As Lara Kiswani, the executive director of the Arab Resource and Organizing Center, says, “A militarized response to this crisis would put those most vulnerable to this pandemic and historically marginalized communities at further risk of harm and marginalization. By instilling fear in people, such a response would discourage communities to seek critical services, or worse yet, criminalize the same people who are most at risk, in turn exacerbating this public health crisis.”
Expanding Our Political Imagination
At the very least, the need to protect people from military force should be vociferously discussed in public forums. The fact that it’s not shows that, as a country, our government’s default posture is that of militarism, relying on the Department of Defense to perform duties that should be run by civilians. Over the long term, we must change this state of affairs. After all, the coronavirus outbreak is not the only crisis we face. When we begin to feel the worst effects of the climate crisis, are we just going to hand the country over to unelected military brass? Each time there is drought or a superstorm, are we going to expand the security state while shrinking the welfare state?
Instead of further fortifying the US military during times of crisis, we need to build robust civilian social programs like Medicare for All and a Green New Deal that allow us to efficiently and effectively disburse medical care and social support both in the event of crises, and on the day to day. In theory, civilian-run, domestic institutions like FEMA should be playing this role, but having been gutted and given a limited purview, they’re not equipped to handle the scope of the current crisis.
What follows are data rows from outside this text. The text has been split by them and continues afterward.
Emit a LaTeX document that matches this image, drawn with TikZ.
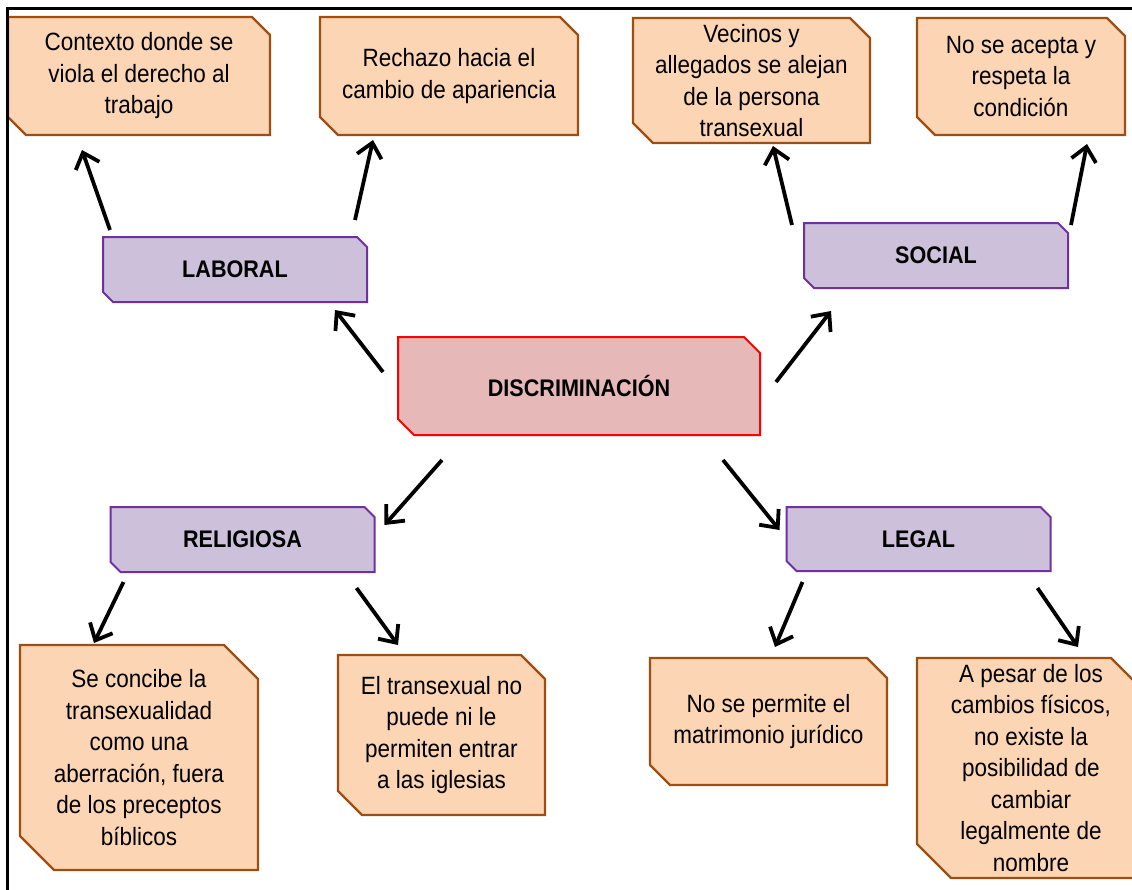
\documentclass[tikz,border=0pt]{standalone}
\usepackage{fontspec}
\setmainfont{Liberation Sans}[FakeStretch=0.9]
\usetikzlibrary{arrows.meta,backgrounds}

\definecolor{pielfondo}{RGB}{252,213,180}
\definecolor{pielborde}{RGB}{160,78,16}
\definecolor{lilafondo}{RGB}{204,192,218}
\definecolor{lilaborde}{RGB}{112,48,160}
\definecolor{rosafondo}{RGB}{230,184,183}
\definecolor{rojoborde}{RGB}{255,0,0}

\newcommand{\recorte}[3]{\draw[#1] (#2.north west) -- ([xshift=-#3]#2.north east) -- ([yshift=-#3]#2.north east) -- (#2.south east) -- ([xshift=#3]#2.south west) -- ([yshift=#3]#2.south west) -- cycle;}

\begin{document}
\begin{tikzpicture}[x=0.5pt,y=-0.5pt,
	caja/.style={rectangle, align=center, inner sep=0pt, outer sep=0pt},
	idea/.style={caja, font=\fontsize{12.5}{15.75}\selectfont},
	rama/.style={caja, font=\bfseries\fontsize{12}{14}\selectfont, minimum width=132pt, minimum height=32.5pt},
	bordeidea/.style={draw=pielborde, fill=pielfondo, line width=1.2pt},
	borderama/.style={draw=lilaborde, fill=lilafondo, line width=1pt},
	bordecentro/.style={draw=rojoborde, fill=rosafondo, line width=1pt},
	flecha/.style={line width=1.9pt, -{Straight Barb[length=7pt,width=12.5pt]}}]
		
		\useasboundingbox (0,0) rectangle (1132,890);
		\draw[line width=1.5pt] (7,890) -- (7,8) -- (1132,8);
		
		\node [caja, font=\bfseries\fontsize{12}{14}\selectfont, minimum width=181pt, minimum height=49pt] (disc) at (579,386) {DISCRIMINACIÓN};
		
		\node [rama] (laboral) at (235,269.5) {LABORAL};
		\node [rama] (social) at (936,255.5) {SOCIAL};
		\node [rama] (relig) at (242.5,539.5) {RELIGIOSA};
		\node [rama, minimum height=32pt] (legal) at (918.5,539) {LEGAL};
		
		\node [idea, minimum width=131pt, minimum height=59pt] (ctx) at (139,76) {Contexto donde se\\viola el derecho al\\trabajo};
		\node [idea, minimum width=129pt, minimum height=59pt] (rech) at (449,76) {Rechazo hacia el\\cambio de apariencia};
		\node [idea, minimum width=118.5pt, minimum height=62.5pt] (vec) at (751.5,80.5) {Vecinos y\\allegados se alejan\\de la persona\\transexual};
		\node [idea, minimum width=104pt, minimum height=58.5pt] (acep) at (1021,76.5) {No se acepta y\\respeta la\\condición};
		
		\node [idea, minimum width=119pt, minimum height=112.5pt] (conc) at (139,757.5) {Se concibe la\\transexualidad\\como una\\aberración, fuera\\de los preceptos\\bíblicos};
		\node [idea, minimum width=103.5pt, minimum height=80pt] (igl) at (441.5,735) {El transexual no\\puede ni le\\permiten entrar\\a las iglesias};
		\node [idea, minimum width=118.5pt, minimum height=63.5pt] (matr) at (768.5,721.5) {No se permite el\\matrimonio jurídico};
		\node [idea, minimum width=114pt, minimum height=110pt] (nomb) at (1031,768) {A pesar de los\\cambios físicos,\\no existe la\\posibilidad de\\cambiar\\legalmente de\\nombre};
		
		\begin{scope}[on background layer]
			\recorte{bordecentro}{disc}{8pt}
			\foreach \rama in {laboral,social,relig,legal}
				{\recorte{borderama}{\rama}{5pt}}
			\foreach \idea/\corte in {ctx/9pt,rech/9pt,vec/10pt,acep/9pt,conc/17pt,igl/12pt,matr/10pt,nomb/17pt}
				{\recorte{bordeidea}{\idea}{\corte}}
		\end{scope}
		
		\draw[flecha] ([shift={(-15,35)}]disc.north west) -- ([shift={(-32,8)}]laboral.south east);
		\draw[flecha] ([shift={(16,45)}]disc.north east) -- ([shift={(27,23)}]social.south west);
		\draw[flecha] ([shift={(44,25)}]disc.south west) -- ([shift={(10,18)}]relig.north east);
		\draw[flecha] ([shift={(-37,25)}]disc.south east) -- ([shift={(-7,23)}]legal.north west);
		
		\draw[flecha] ([shift={(7,-7)}]laboral.north west) -- ([shift={(74,15)}]ctx.south west);
		\draw[flecha] ([shift={(-12,-17)}]laboral.north east) -- ([shift={(53,5)}]rech.south west);
		\draw[flecha] ([shift={(-12,2)}]social.north west) -- ([shift={(140,3)}]vec.south west);
		\draw[flecha] ([shift={(3,2)}]social.north east) -- ([shift={(-38,9)}]acep.south east);
		
		\draw[flecha] ([shift={(13,10)}]relig.south west) -- ([shift={(74,-2)}]conc.north west);
		\draw[flecha] ([shift={(-18,16)}]relig.south east) -- ([shift={(60,-10)}]igl.north west);
		\draw[flecha] ([shift={(16,11)}]legal.south west) -- ([shift={(125,-11)}]matr.north west);
		\draw[flecha] ([shift={(-13,17)}]legal.south east) -- ([shift={(161,-11)}]nomb.north west);
		
	\end{tikzpicture}
\end{document}
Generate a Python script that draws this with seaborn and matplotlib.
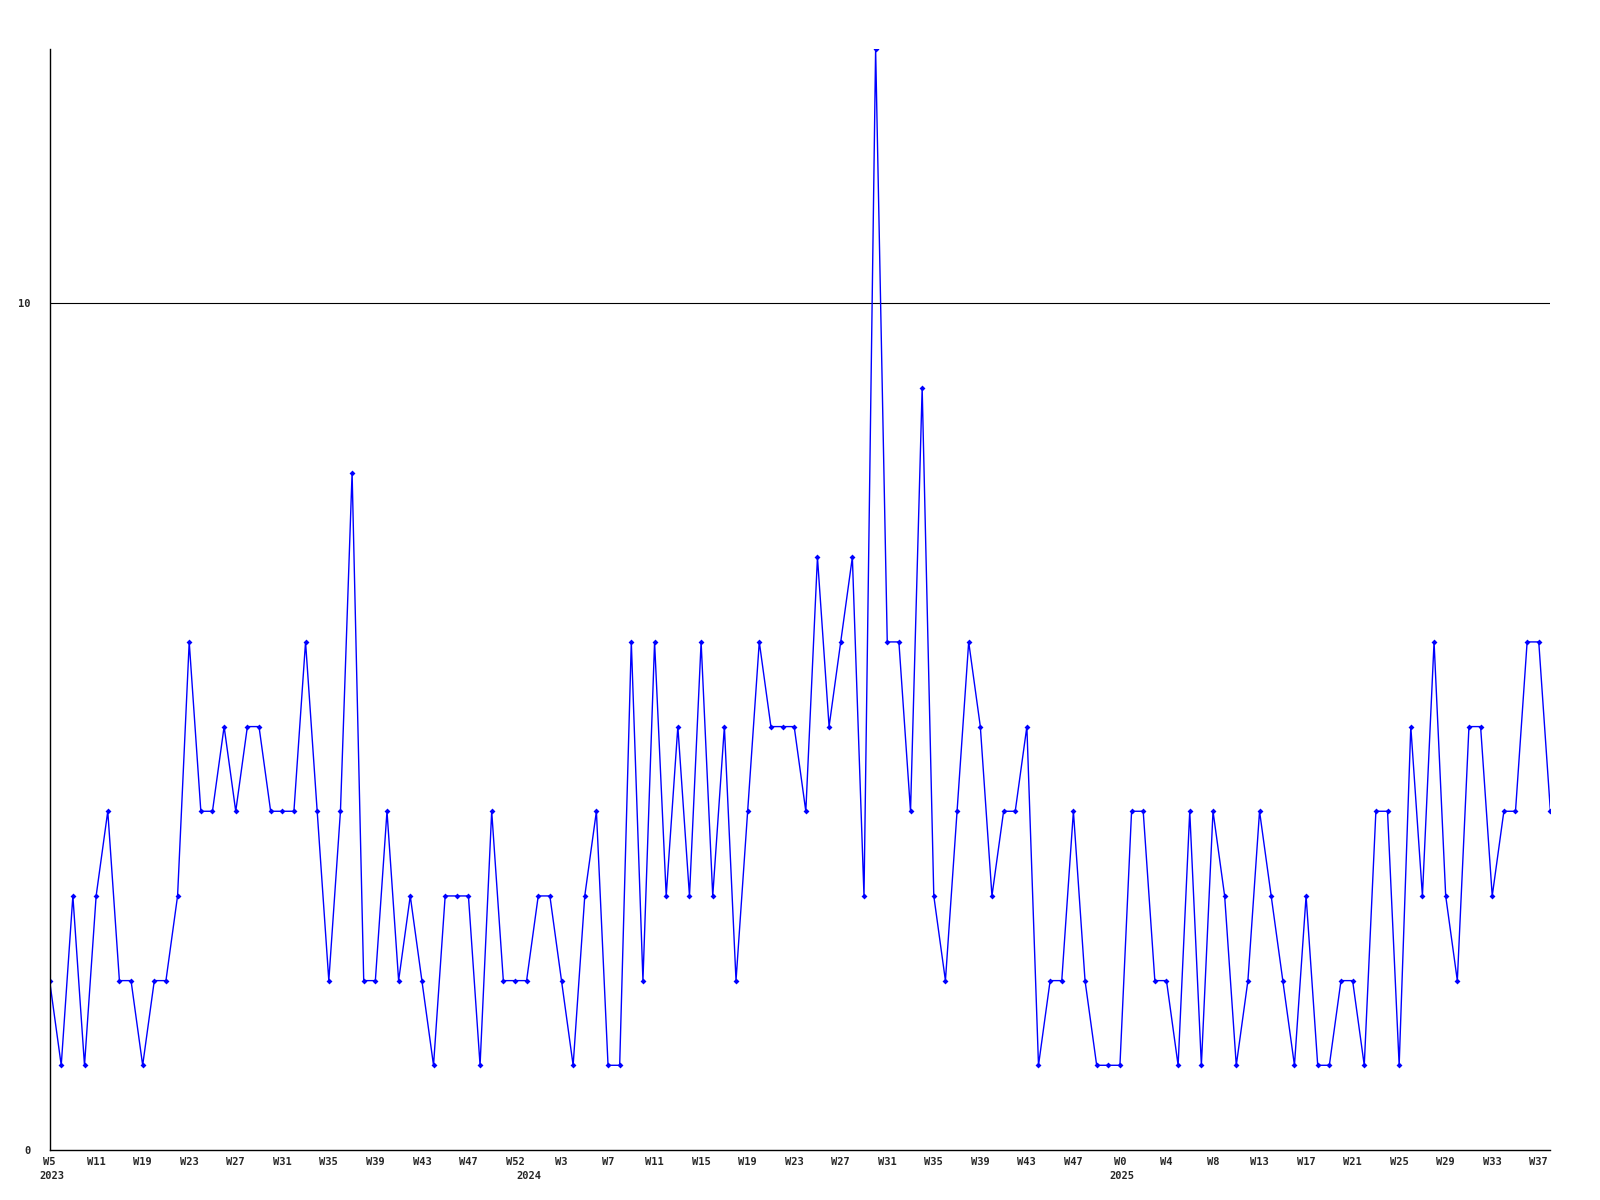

But we also must not suffer from a failure of political imagination in the present moment. The United States should be spending trillions of dollars to keep afloat the millions of people who are losing their jobs in the midst of this crisis. We should be using all options on the table: transforming corporate offices and hotels into hospitals and housing for the unhoused, passing blanket moratoriums for water and electricity shutoffs, and letting people out of prisons, where the virus is spreading. “Resources and job creation can happen by caring for the community and providing social goods for everyone, instead of militarization and coming in with guns and tanks,” says Cindy Wiesner, the executive director of Grassroots Global Justice Alliance. “There are ways we can make demands in this moment to have a paradigm shift about what well-being and safety mean.” Critical to all this, the US military must remove its boot from the necks of people around the world, who desperately need a reprieve from war and sanctions in the midst of a global pandemic.
Hyper-militarism may be a tempting short-term emergency strategy, but its ubiquity is a testament to the failures of the US welfare state. Replacing it with strong public institutions under civilian control as the go-to large-scale logistical institution in times of crisis should be an urgent priority — to get us through this crisis, and the next one.